• [WHAT THIS TASK INVOLVES] Reproduce the lines of the material exactly, excluding every image.

***

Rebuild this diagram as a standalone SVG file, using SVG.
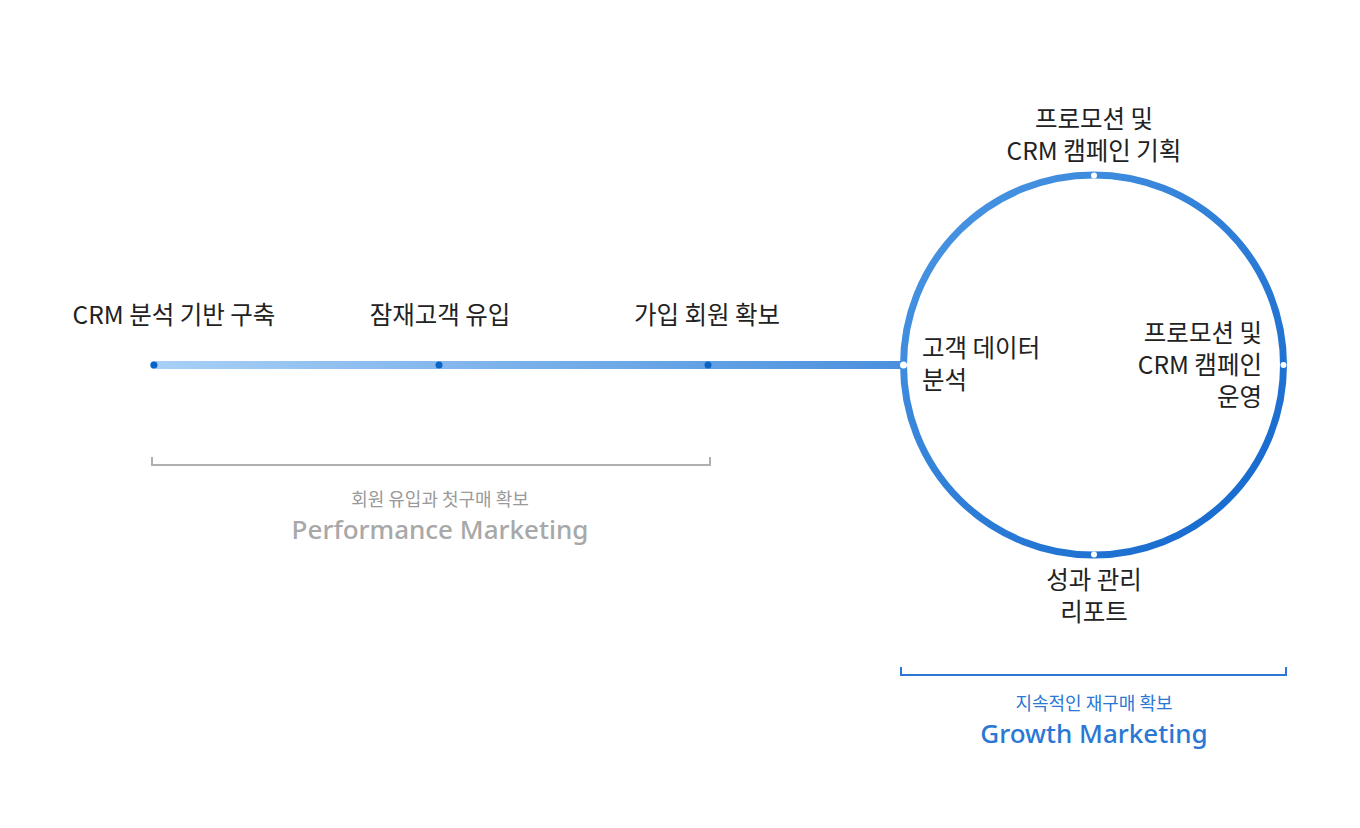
<svg xmlns="http://www.w3.org/2000/svg" width="1360" height="828" viewBox="0 0 1360 828">
<style>
.lbl{font-family:"Noto Sans CJK KR","Noto Sans",sans-serif;font-size:24.5px;font-weight:400;fill:#222;}
.c{text-anchor:middle;}
.r{text-anchor:end;}
.sub{font-family:"Noto Sans CJK KR","Noto Sans",sans-serif;font-size:18px;font-weight:400;text-anchor:middle;}
.big{font-family:"Noto Sans","Open Sans",sans-serif;font-size:26px;font-weight:500;text-anchor:middle;}
.dot{fill:#0a64c8;}
.wdot{fill:#fff;}
</style>
<defs>
<linearGradient id="lineG" x1="154" y1="0" x2="903" y2="0" gradientUnits="userSpaceOnUse">
<stop offset="0" stop-color="#a8d0f6"/>
<stop offset="1" stop-color="#4a90de"/>
</linearGradient>
<linearGradient id="circG" x1="903" y1="176" x2="1284" y2="554" gradientUnits="userSpaceOnUse">
<stop offset="0" stop-color="#4d98e4"/>
<stop offset="1" stop-color="#1166cc"/>
</linearGradient>
</defs>
<g id="connectors">
<line x1="154" y1="365" x2="903" y2="365" stroke="url(#lineG)" stroke-width="8" stroke-linecap="round"/>
<circle cx="1093.5" cy="365" r="190" fill="none" stroke="url(#circG)" stroke-width="7"/>
</g>
<g id="dots">
<circle class="dot" cx="154" cy="365" r="3.5"/>
<circle class="dot" cx="439" cy="365" r="3.5"/>
<circle class="dot" cx="708" cy="365" r="3.5"/>
<circle class="wdot" cx="903.5" cy="365" r="3.5"/>
<circle class="wdot" cx="1094" cy="175.5" r="3"/>
<circle class="wdot" cx="1283.5" cy="365" r="3"/>
<circle class="wdot" cx="1094" cy="554.5" r="3"/>
</g>
<g id="n-crm"><text class="lbl c" x="174" y="324">CRM 분석 기반 구축</text></g>
<g id="n-potential"><text class="lbl c" x="440" y="324">잠재고객 유입</text></g>
<g id="n-join"><text class="lbl c" x="707" y="324">가입 회원 확보</text></g>
<g id="n-plan"><text class="lbl c" x="1094" y="128">프로모션 및</text><text class="lbl c" x="1094" y="160">CRM 캠페인 기획</text></g>
<g id="n-analysis"><text class="lbl" x="922" y="357">고객 데이터</text><text class="lbl" x="922" y="389">분석</text></g>
<g id="n-operate"><text class="lbl r" x="1262" y="342">프로모션 및</text><text class="lbl r" x="1262" y="374">CRM 캠페인</text><text class="lbl r" x="1262" y="406">운영</text></g>
<g id="n-report"><text class="lbl c" x="1094" y="589">성과 관리</text><text class="lbl c" x="1094" y="621">리포트</text></g>
<g id="perf">
<path d="M152 457 V465 H710 V457" fill="none" stroke="#b0b0b0" stroke-width="2"/>
<text class="sub" x="440" y="506" fill="#9a9a9a">회원 유입과 첫구매 확보</text>
<text class="big" x="440" y="539" fill="#a8a8a8">Performance Marketing</text>
</g>
<g id="growth">
<path d="M901 667 V675 H1286 V667" fill="none" stroke="#2a78d4" stroke-width="2"/>
<text class="sub" x="1094" y="710" fill="#2a78d4">지속적인 재구매 확보</text>
<text class="big" x="1094" y="743" fill="#2a78d4">Growth Marketing</text>
</g>
</svg>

***

• [COMPLETED EXERCISE]
Rebuild this diagram as a standalone SVG file, using SVG.
<svg xmlns="http://www.w3.org/2000/svg" width="1360" height="828" viewBox="0 0 1360 828">
<style>
.lbl{font-family:"Noto Sans CJK KR","Noto Sans",sans-serif;font-size:24.5px;font-weight:400;fill:#222;}
.c{text-anchor:middle;}
.r{text-anchor:end;}
.sub{font-family:"Noto Sans CJK KR","Noto Sans",sans-serif;font-size:18px;font-weight:400;text-anchor:middle;}
.big{font-family:"Noto Sans","Open Sans",sans-serif;font-size:26px;font-weight:500;text-anchor:middle;}
.dot{fill:#0a64c8;}
.wdot{fill:#fff;}
</style>
<defs>
<linearGradient id="lineG" x1="154" y1="0" x2="903" y2="0" gradientUnits="userSpaceOnUse">
<stop offset="0" stop-color="#a8d0f6"/>
<stop offset="1" stop-color="#4a90de"/>
</linearGradient>
<linearGradient id="circG" x1="903" y1="176" x2="1284" y2="554" gradientUnits="userSpaceOnUse">
<stop offset="0" stop-color="#4d98e4"/>
<stop offset="1" stop-color="#1166cc"/>
</linearGradient>
</defs>
<g id="connectors">
<line x1="154" y1="365" x2="903" y2="365" stroke="url(#lineG)" stroke-width="8" stroke-linecap="round"/>
<circle cx="1093.5" cy="365" r="190" fill="none" stroke="url(#circG)" stroke-width="7"/>
</g>
<g id="dots">
<circle class="dot" cx="154" cy="365" r="3.5"/>
<circle class="dot" cx="439" cy="365" r="3.5"/>
<circle class="dot" cx="708" cy="365" r="3.5"/>
<circle class="wdot" cx="903.5" cy="365" r="3.5"/>
<circle class="wdot" cx="1094" cy="175.5" r="3"/>
<circle class="wdot" cx="1283.5" cy="365" r="3"/>
<circle class="wdot" cx="1094" cy="554.5" r="3"/>
</g>
<g id="n-crm"><text class="lbl c" x="174" y="324">CRM 분석 기반 구축</text></g>
<g id="n-potential"><text class="lbl c" x="440" y="324">잠재고객 유입</text></g>
<g id="n-join"><text class="lbl c" x="707" y="324">가입 회원 확보</text></g>
<g id="n-plan"><text class="lbl c" x="1094" y="128">프로모션 및</text><text class="lbl c" x="1094" y="160">CRM 캠페인 기획</text></g>
<g id="n-analysis"><text class="lbl" x="922" y="357">고객 데이터</text><text class="lbl" x="922" y="389">분석</text></g>
<g id="n-operate"><text class="lbl r" x="1262" y="342">프로모션 및</text><text class="lbl r" x="1262" y="374">CRM 캠페인</text><text class="lbl r" x="1262" y="406">운영</text></g>
<g id="n-report"><text class="lbl c" x="1094" y="589">성과 관리</text><text class="lbl c" x="1094" y="621">리포트</text></g>
<g id="perf">
<path d="M152 457 V465 H710 V457" fill="none" stroke="#b0b0b0" stroke-width="2"/>
<text class="sub" x="440" y="506" fill="#9a9a9a">회원 유입과 첫구매 확보</text>
<text class="big" x="440" y="539" fill="#a8a8a8">Performance Marketing</text>
</g>
<g id="growth">
<path d="M901 667 V675 H1286 V667" fill="none" stroke="#2a78d4" stroke-width="2"/>
<text class="sub" x="1094" y="710" fill="#2a78d4">지속적인 재구매 확보</text>
<text class="big" x="1094" y="743" fill="#2a78d4">Growth Marketing</text>
</g>
</svg>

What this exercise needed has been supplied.